The final performance of the night, “We Shall Overcome,” was a perfect way to end the concert. Everyone in the audience rose and clapped along to the music while the Soul Voices sang their hearts out. Each voice section got a chance to sing the lyrics “we shall, we shall overcome” on their own while the other sections and audience encouraged them with cheers. The song ended to a barrage of applause and bows from Ms. Higginson, who’d been conducting, and the choir.
Soul Voices was founded by Malinverni in 2007. Malinverni, who served as the Minister of Music at the Devoe Street Baptist Church in Brooklyn for 18 years, proposed the choir as a class at Purchase and got permission. The Soul Voices began performing during Black History Month annually starting in 2009.

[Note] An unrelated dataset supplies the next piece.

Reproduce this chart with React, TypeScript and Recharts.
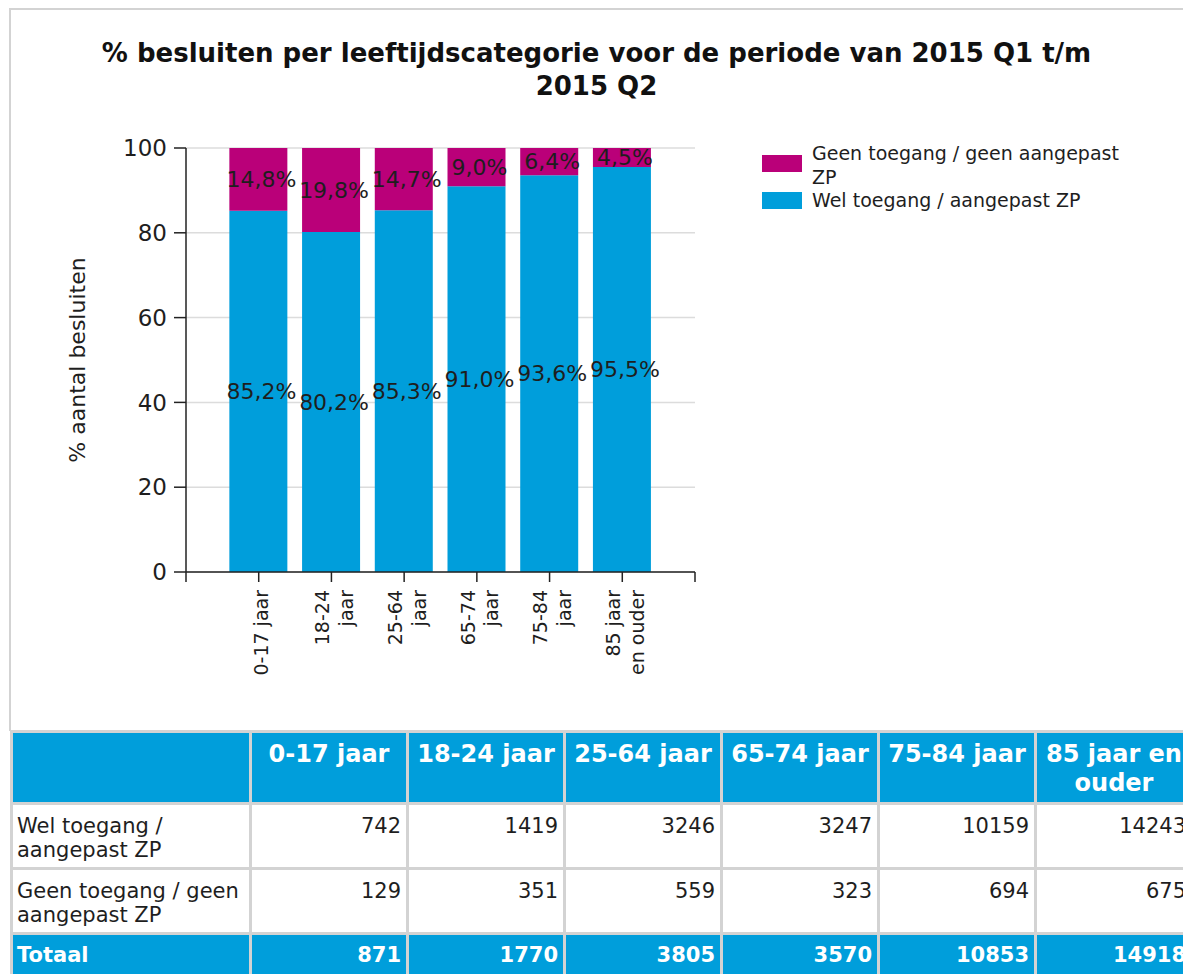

Knoelle Higginson. Photo by Charles Sichel-Outcalt.
This year’s Black History Month concert, however, was special for a number of reasons.
“Ms. Higginson is the Artistic Director of the Harlem-based Mama Foundation,” Prof. Malinverni explained in an email exchange. “We invited her in so that the students would have the benefit of her expertise. I’ve never co-directed the choir before but she’s terrific! It was nice for the students to see two fairly different ways of coming to the music.”
Not only was this the first time the Soul Voices was headed by two directors but it was also prepared in just four rehearsals. Due to the spring semester’s delayed beginning, rehearsal time for the Soul Voices was shortened. But based on the show they put on, you wouldn’t think it was done in such short time.
This concert also meant a lot to Malinverni on a personal level.
Professor Pete Malinverni. Photo by Charles Sichel-Outcalt.
“I recently lost my Mom, a big fan of the choir,” he explained. “But I’ve had her in my heart for all the rehearsals and everything else. I felt something special last evening, likely, her spirit with us.”
Additionally, after more than a decade of directing the choir, this was his last Black History Month performance as director of the Soul Voices.
The Soul Voices will have their spring concert in April and in the fall, Prof. Malinverni will launch his new choir: the Purchase Jazz Voices.
Lift Ev’ry Voice was a massive success. It combined music and theater seamlessly into one program with its powerful, passionate poetry performances and soulful, spirited song selections.
“I thought it was wonderful," Prof. Malinverni reflected. "Varied, exciting and full of heart.”